Directions for this task: Please find all lines in the data that hold the string "matplotlib" and copy them.

[Charts and diagrams as code]
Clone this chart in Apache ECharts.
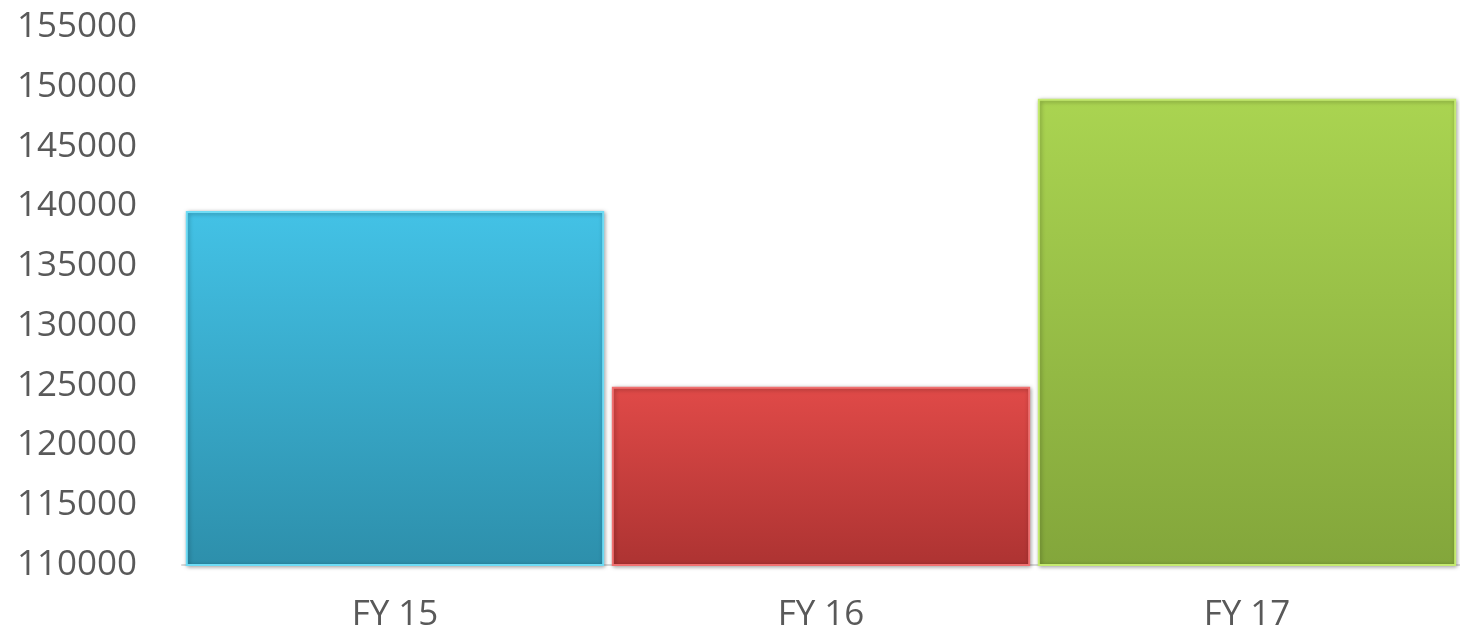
<!DOCTYPE html>
<html><head><meta charset="utf-8">
<script src="https://cdn.jsdelivr.net/npm/echarts@6/dist/echarts.min.js"></script>
<style>html,body{margin:0;padding:0;background:#fff}#c{width:1460px;height:635px}</style>
</head><body><div id="c"></div>
<script>
const categories = ['FY 15', 'FY 16', 'FY 17'];
const values = [139600, 124900, 149000];
const topColors = ['#43c2e6', '#e04a48', '#aad451'];
const bottomColors = ['#2d8fab', '#ad3332', '#83a63b'];
const edgeColors = ['#6fdcf5', '#f07070', '#c4ea70'];

const chart = echarts.init(document.getElementById('c'));
chart.setOption({
  animation: false,
  grid: { left: 182, right: -4, top: 27, bottom: 70 },
  xAxis: {
    type: 'category', data: categories,
    axisLine: { lineStyle: { color: '#d9d9d9', width: 2 } },
    axisTick: { show: false },
    axisLabel: { color: '#595959', fontSize: 35, fontFamily: 'Open Sans', margin: 33 }
  },
  yAxis: {
    type: 'value', min: 110000, max: 155000, interval: 5000,
    splitLine: { show: false },
    axisLine: { show: false }, axisTick: { show: false },
    axisLabel: { color: '#595959', fontSize: 35, fontFamily: 'Open Sans', margin: 45,
      formatter: v => String(v) }
  },
  series: [{
    type: 'bar', barCategoryGap: '1.8%',
    data: values.map((v, i) => ({
      value: v,
      itemStyle: {
        color: new echarts.graphic.LinearGradient(0, 0, 0, 1, [
          { offset: 0, color: topColors[i] },
          { offset: 1, color: bottomColors[i] }
        ]),
        borderColor: edgeColors[i], borderWidth: 2,
        shadowColor: 'rgba(0,0,0,0.35)', shadowBlur: 4, shadowOffsetX: 1, shadowOffsetY: 1
      }
    }))
  }]
});
</script></body></html>
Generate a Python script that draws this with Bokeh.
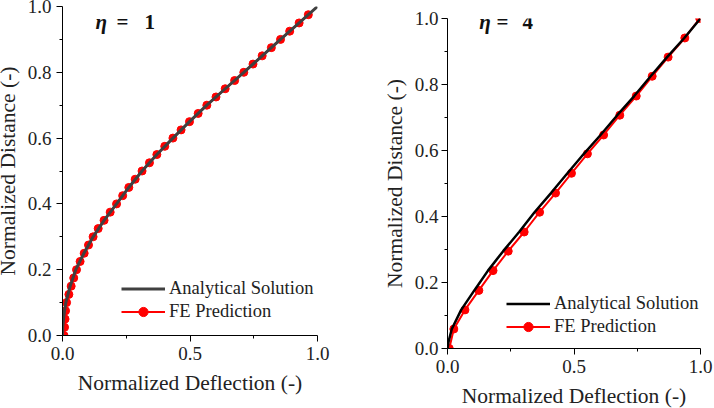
from bokeh.plotting import figure
from bokeh.models import Range1d, Label, Legend, LegendItem, FixedTicker
from bokeh.layouts import row
from bokeh.embed import file_html
from bokeh.resources import INLINE

# ---------------- data: eta = 1 ----------------
an1_y = [0.0, 0.025, 0.05, 0.075, 0.1, 0.15, 0.2, 0.25, 0.3, 0.35, 0.4, 0.45, 0.5,
         0.55, 0.6, 0.65, 0.7, 0.75, 0.8, 0.85, 0.9, 0.95, 1.0]
an1_x = [0.0, 0.001, 0.004, 0.008, 0.013, 0.03, 0.052, 0.084, 0.12, 0.163, 0.212, 0.26, 0.312,
         0.37, 0.433, 0.498, 0.566, 0.638, 0.711, 0.783, 0.855, 0.928, 1.0]
fe1_y = [0.0, 0.025, 0.05, 0.075, 0.1, 0.125, 0.15, 0.175, 0.2, 0.225, 0.25, 0.275, 0.3,
         0.325, 0.35, 0.375, 0.4, 0.425, 0.45, 0.475, 0.5, 0.525, 0.55, 0.575, 0.6, 0.625,
         0.65, 0.675, 0.7, 0.725, 0.75, 0.775, 0.8, 0.825, 0.85, 0.875, 0.9, 0.925, 0.95, 0.975]
fe1_x = [0.006, 0.008, 0.01, 0.012, 0.016, 0.025, 0.034, 0.044, 0.055, 0.069, 0.085, 0.102, 0.12,
         0.14, 0.163, 0.187, 0.212, 0.236, 0.26, 0.285, 0.312, 0.341, 0.37, 0.401, 0.433, 0.465,
         0.498, 0.532, 0.566, 0.602, 0.638, 0.675, 0.711, 0.747, 0.783, 0.819, 0.855, 0.891, 0.928, 0.964]

# ---------------- data: eta = 4 ----------------
an4_y = [0.0, 0.02, 0.059, 0.117, 0.176, 0.236, 0.295, 0.353, 0.413, 0.471, 0.531, 0.59,
         0.647, 0.707, 0.765, 0.825, 0.883, 0.941, 1.0]
an4_x = [0.0, 0.004, 0.017, 0.054, 0.106, 0.16, 0.22, 0.283, 0.344, 0.409, 0.474, 0.539,
         0.605, 0.671, 0.738, 0.803, 0.868, 0.936, 1.0]
fe4_y = [0.0, 0.059, 0.117, 0.176, 0.236, 0.295, 0.353, 0.413, 0.471, 0.531, 0.59,
         0.647, 0.707, 0.765, 0.825, 0.883, 0.941, 1.0]
fe4_x = [0.007, 0.025, 0.069, 0.124, 0.18, 0.24, 0.303, 0.364, 0.427, 0.49, 0.553,
         0.617, 0.681, 0.746, 0.809, 0.872, 0.938, 0.997]

x_ticks = [0.0, 0.5, 1.0]
y_ticks = [0.0, 0.2, 0.4, 0.6, 0.8, 1.0]
x_minor = [0.25, 0.75]
y_minor = [0.1, 0.3, 0.5, 0.7, 0.9]

FONT = "Liberation Serif"
TXT = "#222222"


def make_panel(fw, fh, bl, br, an_x, an_y, an_color, an_width,
               fe_x, fe_y, eta_val, eta_xs, eta_y, leg_x, leg_y, ytick_standoff,
               xlab_standoff, margin):
    p = figure(frame_width=fw, frame_height=fh, output_backend="svg", toolbar_location=None,
               title=None, x_range=Range1d(0, 1), y_range=Range1d(0, 1),
               min_border_left=bl, min_border_right=br, min_border_top=12,
               min_border_bottom=72, margin=margin)
    p.outline_line_color = None
    p.grid.visible = False

    for ax, ticks, minor in ((p.xaxis[0], x_ticks, x_minor), (p.yaxis[0], y_ticks, y_minor)):
        ax.ticker = FixedTicker(ticks=ticks, minor_ticks=minor)
        ax.axis_line_color = "black"
        ax.major_tick_line_color = "black"
        ax.minor_tick_line_color = "black"
        ax.major_tick_out = 6
        ax.major_tick_in = 0
        ax.minor_tick_out = 3
        ax.minor_tick_in = 0
        ax.major_label_text_font = FONT
        ax.major_label_text_font_size = "19px"
        ax.major_label_text_color = TXT
        ax.axis_label_text_font = FONT
        ax.axis_label_text_font_size = "21.5px"
        ax.axis_label_text_font_style = "normal"
        ax.axis_label_text_color = TXT
    p.xaxis[0].major_label_overrides = {0.0: "0.0", 0.5: "0.5", 1.0: "1.0"}
    p.yaxis[0].major_label_overrides = {0.0: "0.0", 0.2: "0.2", 0.4: "0.4", 0.6: "0.6",
                                        0.8: "0.8", 1.0: "1.0"}
    p.xaxis[0].axis_label = "Normalized Deflection (-)"
    p.yaxis[0].axis_label = "Normalized Distance (-)"
    p.xaxis[0].major_label_standoff = 5
    p.xaxis[0].axis_label_standoff = xlab_standoff
    p.yaxis[0].major_label_standoff = ytick_standoff
    p.yaxis[0].axis_label_standoff = 5

    r_fe = p.line(fe_x, fe_y, line_color="#ff0000", line_width=2)
    r_fe_m = p.scatter(fe_x, fe_y, marker="circle", size=8, fill_color="#ff0000",
                       line_color="#ff0000")
    r_an = p.line(an_x, an_y, line_color=an_color, line_width=an_width)

    leg = Legend(items=[LegendItem(label="Analytical Solution", renderers=[r_an]),
                        LegendItem(label="FE Prediction", renderers=[r_fe, r_fe_m])],
                 location=(leg_x, leg_y))
    leg.border_line_color = None
    leg.background_fill_alpha = 0
    leg.padding = 0
    leg.margin = 0
    leg.spacing = 0
    leg.glyph_width = 44
    leg.glyph_height = 23
    leg.label_height = 23
    leg.label_standoff = 4
    leg.label_text_font = FONT
    leg.label_text_font_size = "18.5px"
    leg.label_text_color = TXT
    p.add_layout(leg, "center")

    parts = [("η", "bold italic"), ("=", "bold"), (eta_val, "bold")]
    for (txt, style), xx in zip(parts, eta_xs):
        p.add_layout(Label(x=xx, y=eta_y, text=txt, text_font=FONT,
                           text_font_style=style, text_font_size="21px",
                           text_baseline="middle", text_align="left", text_color="#111111"))
    return p


p1 = make_panel(255, 329, 63, 39, an1_x, an1_y, "#404040", 3,
                fe1_x, fe1_y, "1", [0.129, 0.212, 0.322], 0.954, 59, 12, 5, 8,
                (-6, 0, -14, -8))
p2 = make_panel(253, 330, 91, 13, an4_x, an4_y, "black", 2.5,
                fe4_x, fe4_y, "4", [0.125, 0.194, 0.296], 0.989, 59, 10, 3, 8,
                (6, 0, -26, 0))

layout = row(p1, p2)
open("out.html", "w").write(file_html(layout, INLINE))
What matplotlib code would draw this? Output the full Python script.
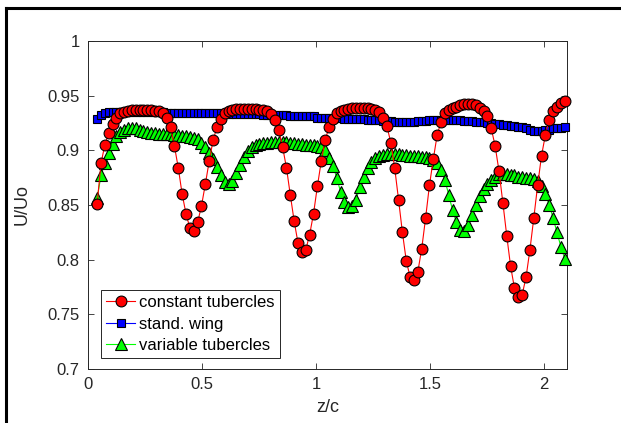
import numpy as np
import matplotlib
matplotlib.use("Agg")
import matplotlib.pyplot as plt
from matplotlib.lines import Line2D

plt.rcParams['font.family'] = ['Liberation Sans', 'DejaVu Sans']

# spanwise stations z/c (regular measurement grid)
z = np.linspace(0.04, 2.09, 122)

u_constant = [
    0.851, 0.888, 0.905, 0.916, 0.924, 0.930, 0.934, 0.935, 0.936, 0.937,
    0.937, 0.937, 0.937, 0.937, 0.937, 0.936, 0.936, 0.934, 0.930, 0.921,
    0.904, 0.884, 0.860, 0.842, 0.829, 0.826, 0.834, 0.849, 0.869, 0.890,
    0.909, 0.921, 0.929, 0.934, 0.936, 0.937, 0.938, 0.938, 0.938, 0.938,
    0.938, 0.938, 0.937, 0.937, 0.936, 0.933, 0.928, 0.919, 0.903, 0.884,
    0.859, 0.835, 0.815, 0.807, 0.809, 0.823, 0.842, 0.867, 0.890, 0.909,
    0.921, 0.929, 0.934, 0.936, 0.937, 0.938, 0.939, 0.939, 0.939, 0.939,
    0.939, 0.938, 0.937, 0.935, 0.930, 0.922, 0.907, 0.884, 0.855, 0.825,
    0.799, 0.784, 0.781, 0.789, 0.810, 0.838, 0.868, 0.892, 0.914, 0.926,
    0.934, 0.937, 0.939, 0.940, 0.941, 0.942, 0.942, 0.942, 0.941, 0.939,
    0.936, 0.931, 0.920, 0.904, 0.881, 0.852, 0.822, 0.794, 0.774, 0.766,
    0.768, 0.784, 0.809, 0.838, 0.868, 0.895, 0.914, 0.928, 0.936, 0.940,
    0.943, 0.945]

u_wing = [
    0.929, 0.932, 0.934, 0.935, 0.935, 0.935, 0.935, 0.935, 0.935, 0.935,
    0.935, 0.935, 0.935, 0.935, 0.935, 0.935, 0.935, 0.935, 0.934, 0.934,
    0.934, 0.934, 0.934, 0.934, 0.934, 0.934, 0.934, 0.934, 0.934, 0.934,
    0.934, 0.934, 0.934, 0.933, 0.933, 0.933, 0.933, 0.933, 0.933, 0.933,
    0.933, 0.933, 0.933, 0.932, 0.932, 0.932, 0.932, 0.932, 0.932, 0.932,
    0.931, 0.931, 0.931, 0.931, 0.931, 0.931, 0.931, 0.930, 0.930, 0.930,
    0.930, 0.930, 0.930, 0.930, 0.929, 0.929, 0.929, 0.929, 0.929, 0.929,
    0.928, 0.928, 0.928, 0.928, 0.927, 0.927, 0.927, 0.926, 0.926, 0.926,
    0.926, 0.926, 0.926, 0.927, 0.927, 0.927, 0.928, 0.928, 0.928, 0.928,
    0.928, 0.928, 0.928, 0.928, 0.928, 0.927, 0.927, 0.927, 0.926, 0.926,
    0.926, 0.925, 0.925, 0.924, 0.924, 0.923, 0.923, 0.922, 0.922, 0.921,
    0.921, 0.920, 0.919, 0.918, 0.918, 0.918, 0.919, 0.919, 0.920, 0.920,
    0.920, 0.921]

u_variable = [
    0.856, 0.877, 0.888, 0.898, 0.906, 0.913, 0.917, 0.919, 0.920, 0.920,
    0.920, 0.919, 0.918, 0.917, 0.916, 0.916, 0.915, 0.915, 0.915, 0.915,
    0.914, 0.914, 0.913, 0.913, 0.912, 0.911, 0.910, 0.907, 0.903, 0.898,
    0.892, 0.885, 0.877, 0.871, 0.869, 0.872, 0.879, 0.887, 0.894, 0.899,
    0.903, 0.905, 0.906, 0.907, 0.907, 0.908, 0.908, 0.908, 0.908, 0.908,
    0.907, 0.907, 0.906, 0.906, 0.905, 0.905, 0.905, 0.904, 0.903, 0.900,
    0.893, 0.886, 0.875, 0.862, 0.853, 0.848, 0.849, 0.855, 0.866, 0.876,
    0.884, 0.889, 0.893, 0.895, 0.896, 0.897, 0.897, 0.897, 0.897, 0.896,
    0.896, 0.895, 0.895, 0.895, 0.894, 0.894, 0.893, 0.891, 0.888, 0.882,
    0.873, 0.859, 0.845, 0.834, 0.827, 0.826, 0.832, 0.841, 0.850, 0.858,
    0.865, 0.869, 0.873, 0.876, 0.878, 0.878, 0.878, 0.877, 0.877, 0.876,
    0.876, 0.875, 0.875, 0.874, 0.872, 0.867, 0.860, 0.850, 0.838, 0.825,
    0.812, 0.801]

xticks = [0, 0.5, 1, 1.5, 2]
xticklabels = ['0', '0.5', '1', '1.5', '2']
yticks = [0.7, 0.75, 0.8, 0.85, 0.9, 0.95, 1]
yticklabels = ['0.7', '0.75', '0.8', '0.85', '0.9', '0.95', '1']

fig = plt.figure(figsize=(6.21, 4.23), dpi=100)
ax = fig.add_axes([0.1417, 0.1277, 0.7713, 0.7754])

h_wing, = ax.plot(z, u_wing, '-s', color='b', mfc='b', mec='k', ms=6, mew=0.8, lw=0.8,
                  label='stand. wing', zorder=3, clip_on=False)
h_var, = ax.plot(z, u_variable, '-^', color=(0, 1, 0), mfc=(0, 1, 0), mec='k', ms=8.5, mew=0.8,
                 lw=0.8, label='variable tubercles', zorder=4, clip_on=False)
h_const, = ax.plot(z, u_constant, '-o', color='r', mfc='r', mec='k', ms=7.8, mew=0.8, lw=0.8,
                   label='constant tubercles', zorder=5, clip_on=False)

ax.set_xlim(0, 2.1)
ax.set_ylim(0.7, 1)
ax.set_xticks(xticks)
ax.set_xticklabels(xticklabels)
ax.set_yticks(yticks)
ax.set_yticklabels(yticklabels)
ax.tick_params(direction='in', top=True, right=True, length=4, width=0.6,
               color='#262626', labelsize=12, labelcolor='#262626', pad=6)
for s in ax.spines.values():
    s.set_color('#262626')
    s.set_linewidth(0.7)

ax.set_xlabel('z/c', fontsize=13, color='#262626', labelpad=5)
ax.set_ylabel('U/Uo', fontsize=13, color='#262626', labelpad=12)

leg = ax.legend(handles=[h_const, h_wing, h_var], loc='lower left',
                bbox_to_anchor=(0.027, 0.0335), borderaxespad=0, fontsize=12,
                handlelength=1.75, handletextpad=0.25, labelspacing=0.38,
                borderpad=0.3, fancybox=False, framealpha=1)
leg.get_frame().set_edgecolor('#262626')
leg.get_frame().set_linewidth(0.7)

# black frame of the original figure window
fig.add_artist(Line2D([5.5 / 621, 1], [1 - 8.5 / 423, 1 - 8.5 / 423], color='k', lw=2.2,
                      transform=fig.transFigure))
fig.add_artist(Line2D([5.5 / 621, 5.5 / 621], [0, 1 - 8.5 / 423], color='k', lw=2.2,
                      transform=fig.transFigure))

fig.savefig('out.png', dpi=100)
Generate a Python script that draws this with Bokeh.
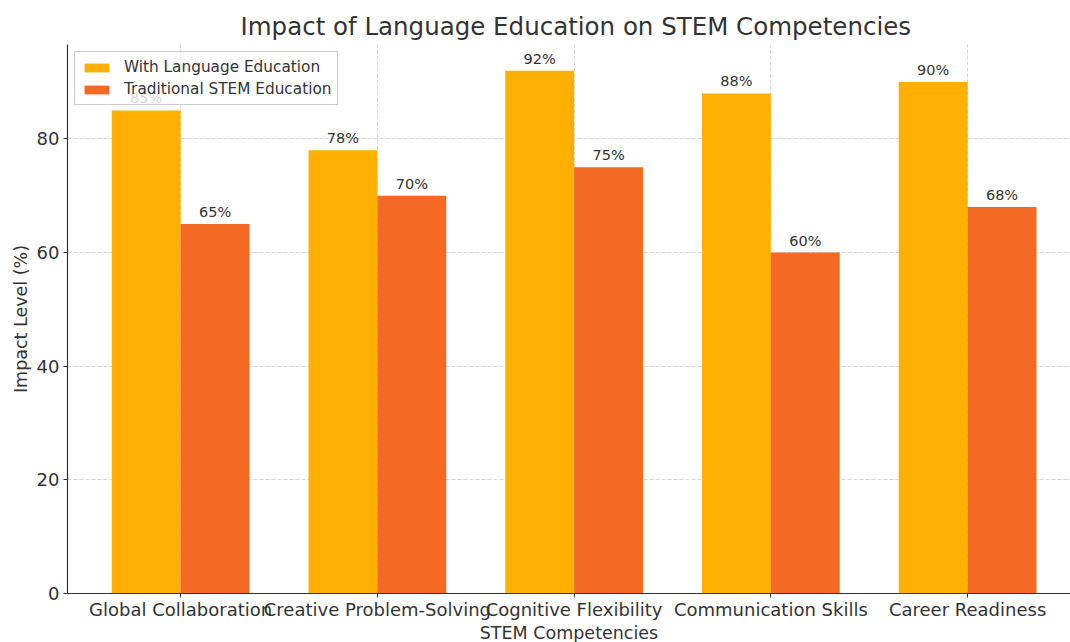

Solution for this task:
What matplotlib code would draw this? Output the full Python script.
import matplotlib
matplotlib.use("Agg")
import matplotlib.pyplot as plt
from matplotlib.lines import Line2D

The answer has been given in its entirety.